New park superintendent discusses shared issues with county

By: 
Johnathan Hettinger —
Friday, November 30, 2018

Yellowstone National Park Superintendent Cam Sholly speaks to the Park County Commission at the City-County Complex on Thursday. Sholly and the commission spoke about visitation, the Gardiner Airport and other issues that affect both the park and the county.

Communication with gateway communities is key to solving issues facing Gardiner, Cooke City, Park County and Yellowstone National Park.

That was the message that Yellowstone Superintendent Cam Sholly brought Thursday to his first meeting with the Park County Commission.

Whether it be housing, safety in bison hunts, use of the Gardiner Airport or providing law enforcement in Cooke City, Park County and Yellowstone have many shared interests, which Sholly and commissioners discussed during the meeting.

Five weeks into the job, Sholly has noticed that Gardiner changed since he went to high school there over 30 years ago, when his father was chief ranger.

“Gardiner is a lot different than it was 20 to 30 years ago,” Sholly said.

Commissioner Steve Caldwell agreed.

“It’s a lot different than it was even eight to 10 years ago,” Caldwell said.

Sholly said increasing visitation — even in the past five years — has been great for getting people to appreciate the National Park Service, but that it has stressed the park and surrounding communities.

The park has no more employees than it did. Lines accumulate at entrances, restrooms and on roads behind bison. Housing is an issue — both inside and outside the park. The visitors have impacts on the natural resources.

Sholly said he doesn’t anticipate visitation to continue to increase the next five years the way it did the past five years, but the park is looking at how and where people use the park, including by having anonymous cell phone data that can tell them where people are at what times of year and how many people there are.

“We’ve got incredible data on times and lines,” Sholly said. “There are clearly resource impacts, but we need to do a better job of quantifying those impacts.”

Commissioner Bill Berg said it’s a “quality-of-life” issue for people in Park County.

Though Sholly has previously said he was not thinking about capping visitation, he didn’t rule out that option Thursday, instead saying that there are other solutions, including a shuttle service from West Yellowstone to Old Faithful.

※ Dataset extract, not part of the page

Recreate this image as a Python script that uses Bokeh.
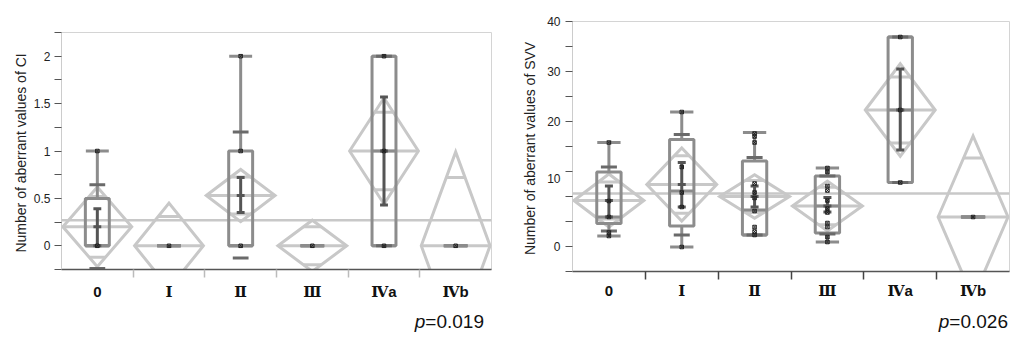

“There’s a lot we can do to deal with the problem before looking at visitor limitations,” Sholly said.

But if the park were to look at limiting visitation, it wouldn’t come as a surprise, Sholly said.

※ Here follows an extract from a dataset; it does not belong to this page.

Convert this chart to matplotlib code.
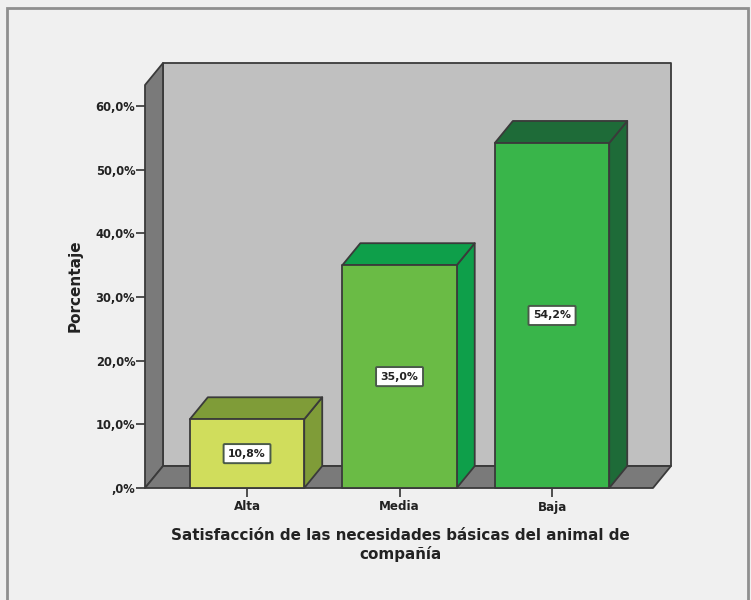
import matplotlib
matplotlib.use('Agg')
import matplotlib.pyplot as plt
from matplotlib.patches import Polygon, Rectangle

plt.rcParams['font.family'] = ['DejaVu Sans']

categories = ['Alta', 'Media', 'Baja']
values = [10.8, 35.0, 54.2]
value_labels = ['10,8%', '35,0%', '54,2%']
y_ticks = [0, 10, 20, 30, 40, 50, 60]
y_tick_labels = [',0%', '10,0%', '20,0%', '30,0%', '40,0%', '50,0%', '60,0%']
front_colors = ['#d0dd5c', '#6abb45', '#39b54a']
side_colors = ['#7f9c38', '#0e9f4a', '#1e6b38']

W, H = 751, 600
fig = plt.figure(figsize=(W / 100, H / 100), dpi=100, facecolor='#f0f0f0')
# front plane of the 3d box, in pixels
left, right, bottom, top = 145, 653, 488, 85
ax = fig.add_axes([left / W, 1 - bottom / H, (right - left) / W, (bottom - top) / H])
ax.patch.set_visible(False)

ax.set_xlim(-0.669, 2.662)
ax.set_ylim(0, 63.3)
dx, dy = 0.118, 3.45  # depth of the box
bar_w = 0.75
x0, x1 = ax.get_xlim()
y1 = ax.get_ylim()[1]
edge = '#3a3a3a'
text_color = '#222222'


def poly(pts, color, z):
    ax.add_patch(Polygon(pts, closed=True, facecolor=color, edgecolor=edge, lw=1.3,
                         joinstyle='round', clip_on=False, zorder=z))


# walls and floor
poly([(x0 + dx, dy), (x1 + dx, dy), (x1 + dx, y1 + dy), (x0 + dx, y1 + dy)], '#c0c0c0', 1)
poly([(x0, 0), (x0 + dx, dy), (x0 + dx, y1 + dy), (x0, y1)], '#7a7a7a', 2)
poly([(x0, 0), (x1, 0), (x1 + dx, dy), (x0 + dx, dy)], '#7a7a7a', 2)

# bars
for i, v in enumerate(values):
    a, b = i - bar_w / 2, i + bar_w / 2
    poly([(b, 0), (b + dx, dy), (b + dx, v + dy), (b, v)], side_colors[i], 3)
    poly([(a, v), (b, v), (b + dx, v + dy), (a + dx, v + dy)], side_colors[i], 3)
    poly([(a, 0), (b, 0), (b, v), (a, v)], front_colors[i], 4)
    ax.text(i, v / 2, value_labels[i], ha='center', va='center', fontsize=7.8,
            fontweight='bold', color=text_color, zorder=5,
            bbox=dict(boxstyle='round,pad=0.42,rounding_size=0.1', facecolor='white',
                      edgecolor='#4a5a4a', lw=1.4))

for s in ax.spines.values():
    s.set_visible(False)
ax.set_xticks(range(len(categories)))
ax.set_xticklabels(categories, fontsize=8.6, fontweight='bold', color=text_color)
ax.set_yticks(y_ticks)
ax.set_yticklabels(y_tick_labels, fontsize=8.3, fontweight='bold', color=text_color)
ax.tick_params(axis='x', length=6.5, width=1.2, color='#333333', pad=2.5)
ax.tick_params(axis='y', length=6.5, width=1.2, color='#333333', pad=0.5)

fig.text(400 / W, 1 - 545 / H, 'Satisfacción de las necesidades básicas del animal de\ncompañía',
         ha='center', va='center', fontsize=10.9, fontweight='bold', color=text_color,
         linespacing=1.3)
fig.text(75 / W, 1 - 286 / H, 'Porcentaje', rotation=90, ha='center', va='center',
         fontsize=11, fontweight='bold', color=text_color)

# frame of the chart window
fig.add_artist(Rectangle((7 / W, -0.01), 741 / W, 1.01 - 8 / H, transform=fig.transFigure,
                         fill=False, edgecolor='#8f8f8f', lw=2))

fig.savefig('out.png', dpi=100, facecolor=fig.get_facecolor())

“Whether we get to something more, you have my assurance that we’ll sit down and have those conversations with you — the gateway communities,” he said.

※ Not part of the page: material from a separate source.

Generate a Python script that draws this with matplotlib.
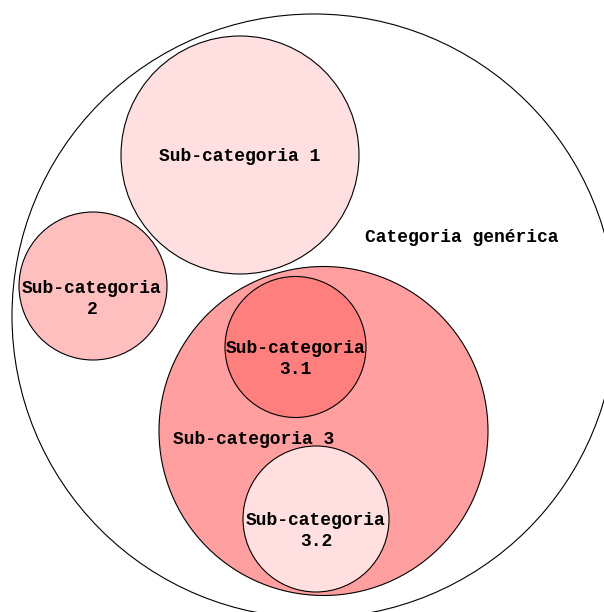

Beyond visitation, the commission also discussed the Gardiner Airport, saying that it cannot afford to do much maintenance at the air strip north of town, and it would like for the Park Service to chip in because it’s the highest user of the airport, which Sholly said he would consider.

“My hope would be to keep the airport there,” Sholly said. “It’s an important part of wildlife management.”

Sholly also pledged to build new employee housing in the park and help work with Gardiner to discuss other housing issues.

Berg also raised some safety concerns about the bison hunt in Beattie Gulch. Montana Fish, Wildlife and Parks said they would help oversee that, but it’s become a burden on the Park County Sheriff’s Department, said Commissioner Clint Tinsley. The commission recommended Sholly meet with Park County Sheriff Scott Hamilton after the meeting.

“We’re seeing less and less of that help,” said Tinsley.

Sholly said that many of the specific issues that Park County and Yellowstone face should be considered on a “case-by-case” basis going forward, and he looks forward to continuing those conversations.